Figure scripts:
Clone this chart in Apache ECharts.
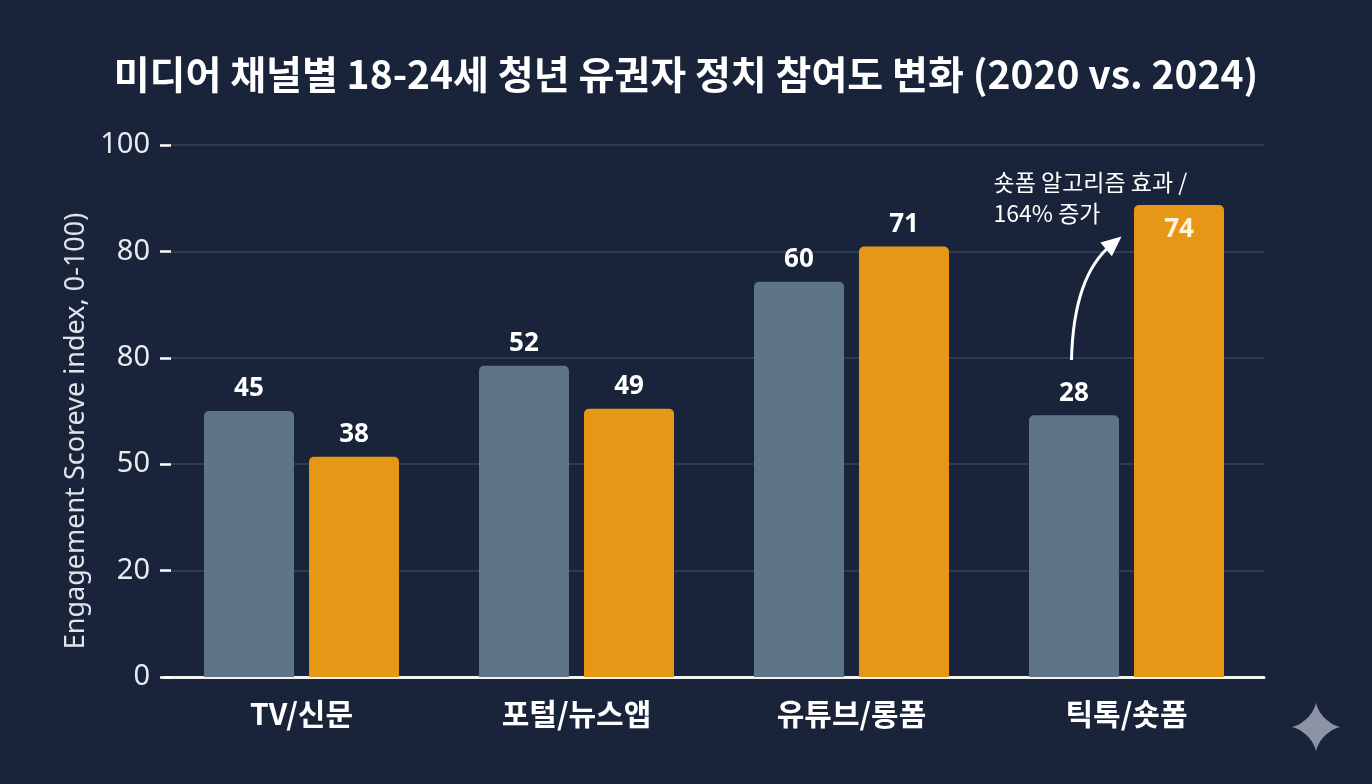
<!DOCTYPE html>
<html><head><meta charset="utf-8">
<script src="https://cdn.jsdelivr.net/npm/echarts@6/dist/echarts.min.js"></script>
<style>html,body{margin:0;padding:0;background:#19233a;}#c{width:1372px;height:784px;}</style>
</head><body><div id="c"></div>
<script>
const categories = ['TV/신문', '포털/뉴스앱', '유튜브/롱폼', '틱톡/숏폼'];
// bar heights as drawn against the gridlines
const barHeight2020 = [50, 58.5, 74.3, 49.2];
const barHeight2024 = [41.4, 50.4, 80.9, 88.7];
// numbers printed on the bars
const label2020 = [45, 52, 60, 28];
const label2024 = [38, 49, 71, 74];
// y-axis tick labels as printed (ticks at 0,20,40,60,80,100)
const yTickLabels = ['0', '20', '50', '80', '80', '100'];
const titleText = '미디어 채널별 18-24세 청년 유권자 정치 참여도 변화 (2020 vs. 2024)';
const yAxisName = 'Engagement Scoreve index, 0-100)';
const annotationText = '숏폼 알고리즘 효과 /\n164% 증가';

const FONT = '"Noto Sans", "Noto Sans CJK KR", sans-serif';
const chart = echarts.init(document.getElementById('c'));

const option = {
  backgroundColor: '#19233a',
  textStyle: { fontFamily: FONT },
  title: {
    text: titleText, left: 'center', top: 50,
    textStyle: { color: '#ffffff', fontSize: 39, fontWeight: 'bold', fontFamily: '"Noto Sans CJK KR"' }
  },
  grid: { left: 164, right: 108, top: 145, bottom: 107 },
  xAxis: {
    type: 'category', data: categories,
    axisLine: { show: true, lineStyle: { color: '#f2f2f2', width: 3 } },
    axisTick: { show: false },
    axisLabel: { color: '#ffffff', fontSize: 30, fontWeight: 'bold', margin: 22, fontFamily: '"Noto Sans CJK KR"' }
  },
  yAxis: {
    type: 'value', min: 0, max: 100, interval: 20, offset: -7,
    name: yAxisName, nameLocation: 'middle', nameGap: 80, nameRotate: 90,
    nameTextStyle: { color: '#dfe3ea', fontSize: 27, fontFamily: FONT, padding: [0, 40, 0, 0] },
    axisLine: { show: false },
    axisTick: { show: true, length: 11, lineStyle: { color: '#ffffff', width: 2.5 } },
    axisLabel: {
      color: '#e8ebf0', fontSize: 29, margin: 21, fontFamily: FONT,
      formatter: v => yTickLabels[Math.round(v / 20)]
    },
    splitLine: { lineStyle: { color: '#3a4559', width: 1.5 } }
  },
  series: [
    {
      name: '2020', type: 'bar', data: barHeight2020,
      barWidth: 90, barGap: '16.7%',
      itemStyle: { color: '#5d7587', borderRadius: [5, 5, 0, 0] },
      label: {
        show: true, position: 'top', distance: 9,
        color: '#ffffff', fontSize: 26, fontWeight: 'bold', fontFamily: FONT,
        formatter: p => String(label2020[p.dataIndex])
      }
    },
    {
      name: '2024', type: 'bar', data: barHeight2024.map((v, i) => {
        if (i === 3) {
          return { value: v, label: { position: 'insideTop', distance: 11, color: '#fff4d6' } };
        }
        return v;
      }),
      barWidth: 90,
      itemStyle: { color: '#e69716', borderRadius: [5, 5, 0, 0] },
      label: {
        show: true, position: 'top', distance: 9,
        color: '#ffffff', fontSize: 26, fontWeight: 'bold', fontFamily: FONT,
        formatter: p => String(label2024[p.dataIndex])
      }
    }
  ]
};
chart.setOption(option);

// annotation arrow built from the axis scale
const cx = chart.convertToPixel({ xAxisIndex: 0 }, categories[3]);
const yStart = chart.convertToPixel({ yAxisIndex: 0 }, 59.6);
const yEnd = chart.convertToPixel({ yAxisIndex: 0 }, 82.8);
const sx = cx - 55, ex = cx - 5;
const cpx = sx + 2, cpy = yEnd + 40;
const dx = ex - cpx, dy = yEnd - cpy, len = Math.hypot(dx, dy);
const ux = dx / len, uy = dy / len, px = -uy, py = ux, ah = 20, aw = 9;
const tipX = ex, tipY = yEnd;
// four-point sparkle outline (astroid)
const star = [];
for (let k = 0; k < 64; k++) {
  const t = k / 64 * Math.PI * 2;
  star.push([1316 + 25 * Math.pow(Math.cos(t), 3), 727 + 25 * Math.pow(Math.sin(t), 3)]);
}
chart.setOption({
  graphic: [
    {
      type: 'bezierCurve',
      shape: { x1: sx, y1: yStart, x2: ex - ux * 14, y2: yEnd - uy * 14, cpx1: cpx, cpy1: cpy },
      style: { stroke: '#ffffff', lineWidth: 3, fill: null }
    },
    {
      type: 'polygon',
      shape: { points: [[tipX, tipY], [tipX - ux * ah + px * aw, tipY - uy * ah + py * aw], [tipX - ux * ah - px * aw, tipY - uy * ah - py * aw]] },
      style: { fill: '#ffffff' }
    },
    {
      type: 'text', x: cx - 133, y: 167,
      style: { text: annotationText, fill: '#ffffff', fontSize: 23, lineHeight: 31, fontFamily: '"Noto Sans CJK KR"' }
    },
    {
      type: 'polygon',
      shape: { points: star },
      style: { fill: '#8b93a5' }
    }
  ]
});
</script>
</body></html>
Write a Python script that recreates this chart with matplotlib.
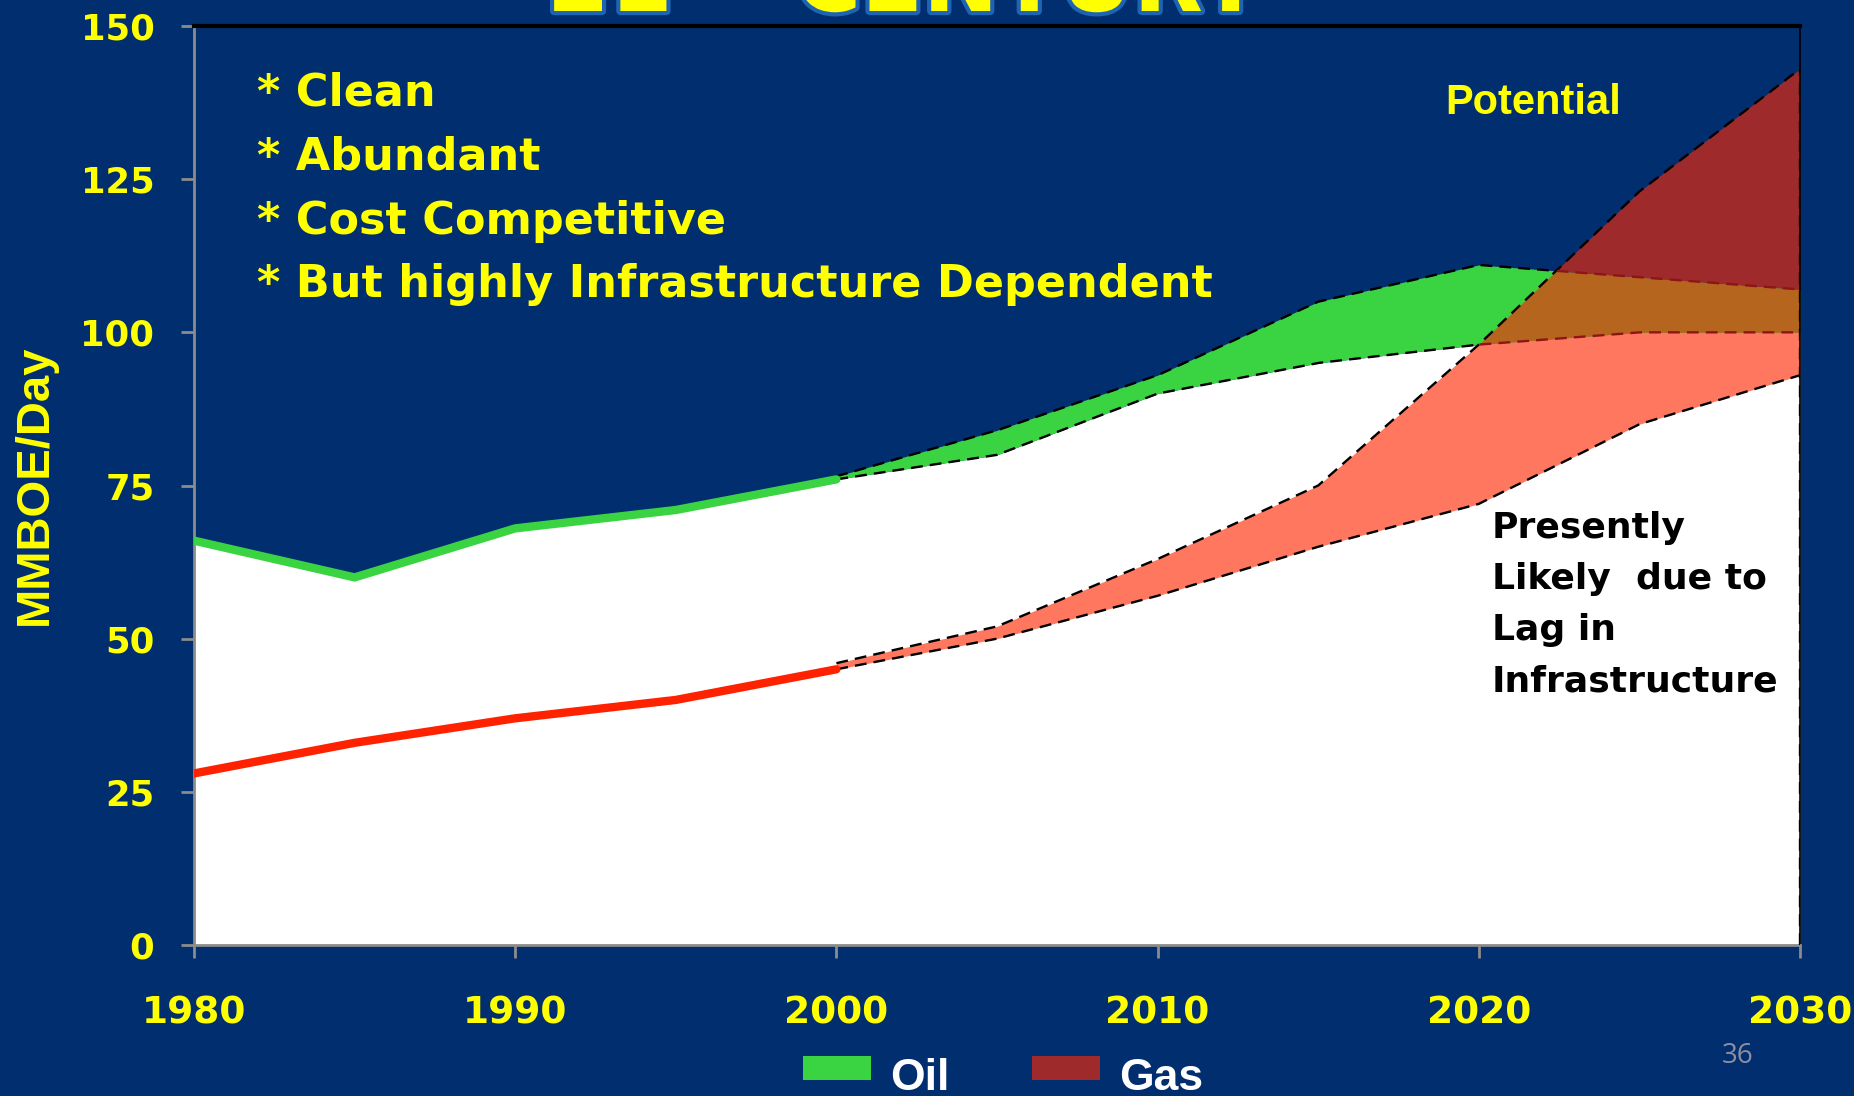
import matplotlib.pyplot as plt
import matplotlib.patheffects as pe
from matplotlib.patches import Rectangle
import numpy as np

# historical supply, MMBOE/day
years_hist = [1980, 1985, 1990, 1995, 2000]
oil_hist = [66, 60, 68, 71, 76]
gas_hist = [28, 33, 37, 40, 45]

# projections: "potential" (upper) and "likely" (lower) bounds
years_proj = [2000, 2005, 2010, 2015, 2020, 2025, 2030]
oil_potential = [76.5, 84, 93, 105, 111, 109, 107]
oil_likely = [76, 80, 90, 95, 98, 100, 100]
gas_potential = [46, 52, 63, 75, 98, 123, 143]
gas_likely = [45, 50, 57, 65, 72, 85, 93]

bullets = ["* Clean", "* Abundant", "* Cost Competitive",
           "* But highly Infrastructure Dependent"]
note_lines = ["Presently", "Likely  due to", "Lag in", "Infrastructure"]

NAVY = "#012E6F"
GREEN = "#3AD341"
SALMON = "#FF775E"
ORANGE = "#B5651D"
DARKRED = "#9E2A2B"
YELLOW = "#FFFF00"

plt.rcParams["font.family"] = ["DejaVu Sans"]
plt.rcParams["font.weight"] = "bold"

W, H = 1854, 1096
fig = plt.figure(figsize=(W / 100, H / 100), dpi=100, facecolor=NAVY)
ax = fig.add_axes([194 / W, 1 - 945 / H, (1800 - 194) / W, (945 - 26) / H], facecolor=NAVY)
ax.set_xlim(1980, 2030)
ax.set_ylim(0, 150)

# white area under the totals (history joined to the likely case)
years_all = years_hist + years_proj[1:]
total_all = oil_hist + oil_likely[1:]
ax.fill_between(years_all, 0, total_all, color="white", lw=0, zorder=1)

# bands on a fine grid so the overlaps can be split cleanly
xx = np.linspace(2000, 2030, 1201)
op = np.interp(xx, years_proj, oil_potential)
ol = np.interp(xx, years_proj, oil_likely)
gp = np.interp(xx, years_proj, gas_potential)
gl = np.interp(xx, years_proj, gas_likely)

ax.fill_between(xx, ol, op, where=op > ol, interpolate=True, color=GREEN, lw=0, zorder=1.2)
top = np.minimum(gp, ol)
ax.fill_between(xx, gl, top, where=top > gl, interpolate=True, color=SALMON, lw=0, zorder=1.2)
top = np.minimum(op, gp)
ax.fill_between(xx, ol, top, where=top > ol, interpolate=True, color=ORANGE, lw=0, zorder=1.3)
ax.fill_between(xx, op, gp, where=gp > op, interpolate=True, color=DARKRED, lw=0, zorder=1.3)

# dashed outlines of the bands
dash = dict(lw=1.7, dashes=(5, 3), zorder=4)
ax.plot(years_proj, gas_potential, color="black", **dash)
ax.plot(years_proj, gas_likely, color="black", **dash)
for line in (op, ol):
    inside = gp > line + 0.05
    ax.plot(xx, np.where(inside, np.nan, line), color="black", **dash)
    ax.plot(xx, np.where(inside, line, np.nan), color="#8E1515", **dash)
ax.vlines(2030, 0, gas_potential[-1], color="black", linestyles=(0, (5, 3)), lw=1.7, zorder=4)

# historical lines
ax.plot(years_hist, oil_hist, color=GREEN, lw=6, solid_capstyle="round",
        solid_joinstyle="round", zorder=5)
ax.plot(years_hist, gas_hist, color="#FF2200", lw=6, solid_capstyle="round",
        solid_joinstyle="round", zorder=5)

# axes styling
for side in ("left", "bottom"):
    ax.spines[side].set_color("#8C8C8C")
    ax.spines[side].set_linewidth(2)
ax.spines["top"].set_color("black")
ax.spines["top"].set_linewidth(3)
ax.spines["right"].set_color("black")
ax.spines["right"].set_linewidth(1.2)
ax.set_xticks(range(1980, 2031, 10))
ax.set_yticks(range(0, 151, 25))
ax.tick_params(colors="#8C8C8C", length=9.5, width=2, labelcolor=YELLOW)
ax.tick_params(axis="y", pad=19, labelsize=25.5)
ax.tick_params(axis="x", pad=27, labelsize=27)

fig.text(35 / W, 1 - 485 / H, "MMBOE/Day", rotation=90, color=YELLOW,
         fontsize=34, ha="center", va="center",
         family=["Liberation Sans", "DejaVu Sans"])

# heading, mostly off the top edge
glow = [pe.withStroke(linewidth=6, foreground="#1E64B4")]
fig.text(547 / W, 1 - 11 / H, "21", color=YELLOW, fontsize=65, va="baseline",
         path_effects=glow)
fig.text(795 / W, 1 - 11 / H, "CENTURY", color=YELLOW, fontsize=65, va="baseline",
         path_effects=glow)

for i, s in enumerate(bullets):
    fig.text(257 / W, 1 - (106 + 63.8 * i) / H, s, color=YELLOW, fontsize=32,
             va="baseline")

fig.text(1445 / W, 1 - 113.5 / H, "Potential", color=YELLOW, fontsize=30,
         va="baseline", family=["Liberation Sans", "DejaVu Sans"])

for i, s in enumerate(note_lines):
    fig.text(1492 / W, 1 - (538 + 51 * i) / H, s, color="black", fontsize=26,
             va="baseline")

# legend
for x0, label, col in ((803, "Oil", GREEN), (1032, "Gas", DARKRED)):
    fig.add_artist(Rectangle((x0 / W, 1 - 1080 / H), 68 / W, 24 / H,
                             transform=fig.transFigure, color=col, lw=0))
    fig.text((x0 + 87) / W, 1 - 1090 / H, label, color="white", fontsize=32,
             va="baseline", family=["Liberation Sans", "DejaVu Sans"])

fig.text(1738 / W, 1 - 1056 / H, "36", color="#8E8EA0", fontsize=20,
         fontweight="normal", ha="center", va="center", family=["Open Sans", "DejaVu Sans"])

fig.savefig("out.png", dpi=100, facecolor=NAVY)
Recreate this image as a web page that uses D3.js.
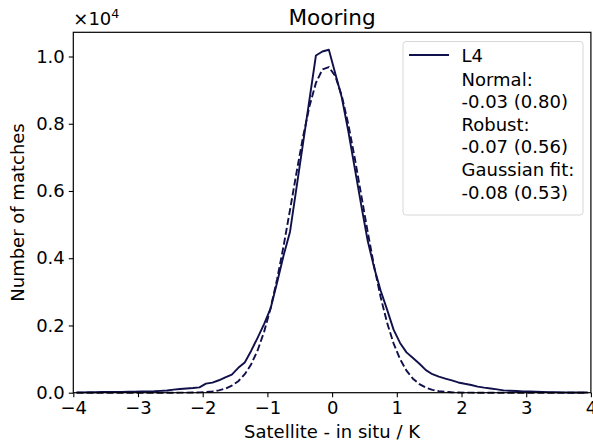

### [Short task]
Pictures are excluded: retype only the lines from the beginning of the listing above through the line with "const chart = echarts.init(document.getElementById('c'));", both included.

### [Written reply]
Clone this chart in Apache ECharts.
<!DOCTYPE html>
<html><head><meta charset="utf-8">
<script src="https://cdn.jsdelivr.net/npm/echarts@6/dist/echarts.min.js"></script>
<style>html,body{margin:0;padding:0;background:#19233a;}#c{width:1372px;height:784px;}</style>
</head><body><div id="c"></div>
<script>
const categories = ['TV/신문', '포털/뉴스앱', '유튜브/롱폼', '틱톡/숏폼'];
// bar heights as drawn against the gridlines
const barHeight2020 = [50, 58.5, 74.3, 49.2];
const barHeight2024 = [41.4, 50.4, 80.9, 88.7];
// numbers printed on the bars
const label2020 = [45, 52, 60, 28];
const label2024 = [38, 49, 71, 74];
// y-axis tick labels as printed (ticks at 0,20,40,60,80,100)
const yTickLabels = ['0', '20', '50', '80', '80', '100'];
const titleText = '미디어 채널별 18-24세 청년 유권자 정치 참여도 변화 (2020 vs. 2024)';
const yAxisName = 'Engagement Scoreve index, 0-100)';
const annotationText = '숏폼 알고리즘 효과 /\n164% 증가';

const FONT = '"Noto Sans", "Noto Sans CJK KR", sans-serif';
const chart = echarts.init(document.getElementById('c'));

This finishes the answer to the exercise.